The most volatile cost elements are raw materials, which are subject to global commodity market dynamics. Recent price shifts have applied significant pressure on supplier margins.
| Supplier | Region (HQ) | Est. Global Market Share | Stock Exchange:Ticker | Notable Capability |
|---|---|---|---|---|
| Schneider Electric | France | 18-22% | EPA:SU | Integrated power management (EcoStruxure) |
| Eaton | Ireland | 15-18% | NYSE:ETN | Strong North American channel (Bussmann) |
| Siemens AG | Germany | 12-15% | ETR:SIE | Industrial automation & utility integration |
| ABB | Switzerland | 10-13% | SIX:ABBN | Heavy industry & grid-scale solutions |
| DEHN + SÖHNE | Germany | 5-7% | Privately Held | Specialised lightning/surge engineering |
| Littelfuse, Inc. | USA | 4-6% | NASDAQ:LFUS | Broad circuit protection component portfolio |
| Raycap | Germany | 3-5% | Privately Held | Niche expertise in 5G & renewables |
Demand outlook in North Carolina is strong and growing. The state is a major hub for data centers (Apple, Meta, Google), advanced manufacturing, and biotechnology, all of which are highly sensitive to power quality and require extensive surge protection. Duke Energy's ongoing grid modernization program further fuels demand for utility-grade SPDs. Major suppliers like Eaton and Schneider Electric have significant manufacturing and distribution centers in the Southeast, ensuring low-latency supply into North Carolina. The state's favorable business climate and skilled technical workforce present no significant barriers to sourcing or local support.

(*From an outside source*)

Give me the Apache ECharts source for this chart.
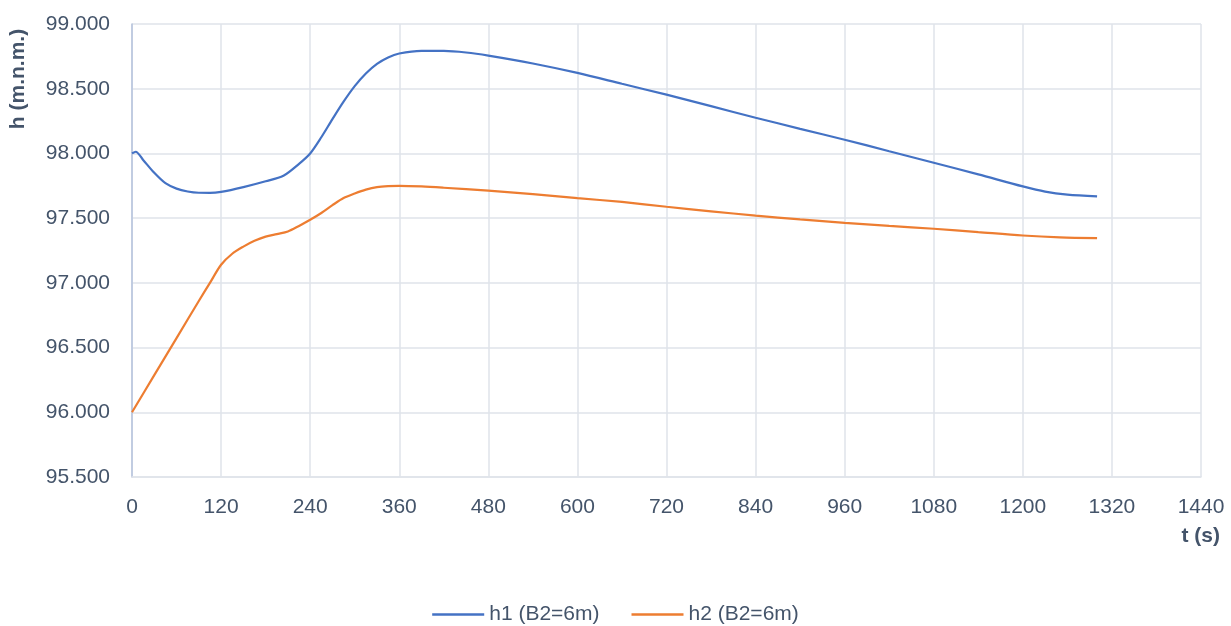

| Risk Category | Grade | Justification |
|---|---|---|
| Supply Risk | Medium | Core components (MOVs, semiconductors) are heavily sourced from Asia; major suppliers are diversified but sub-tier risk exists. |
| Price Volatility | High | Direct, unhedged exposure to volatile copper, zinc, and semiconductor markets. |
| ESG Scrutiny | Low | Product focus is on safety and reliability; not a target for significant ESG activism, though supplier corporate policies apply. |
| Geopolitical Risk | Medium | Reliance on Taiwan and China for semiconductors and some raw materials creates vulnerability to trade disputes. |
| Technology Obsolescence | Low | Core MOV technology is mature. Innovation is incremental (monitoring features) rather than disruptive. |
Consolidate & Standardize. Standardize specifications for Type 1 and Type 2 SPDs across all business units, consolidating spend with two pre-qualified global suppliers (e.g., Eaton, Schneider Electric). This will increase volume leverage for est. 5-8% unit price reduction and simplify MRO inventory. Mandate compliance with UL 1449 5th Ed. to ensure performance and mitigate operational risk from substandard protection.
Pilot Predictive Maintenance Technology. Launch a 12-month pilot of "smart" SPDs with integrated health monitoring in a single critical facility (e.g., primary data center). Partner with a Tier 1 supplier to quantify the TCO benefit versus standard devices by tracking reductions in manual inspection labor and improved incident response. Use this data to build a business case for phased adoption across all high-value assets.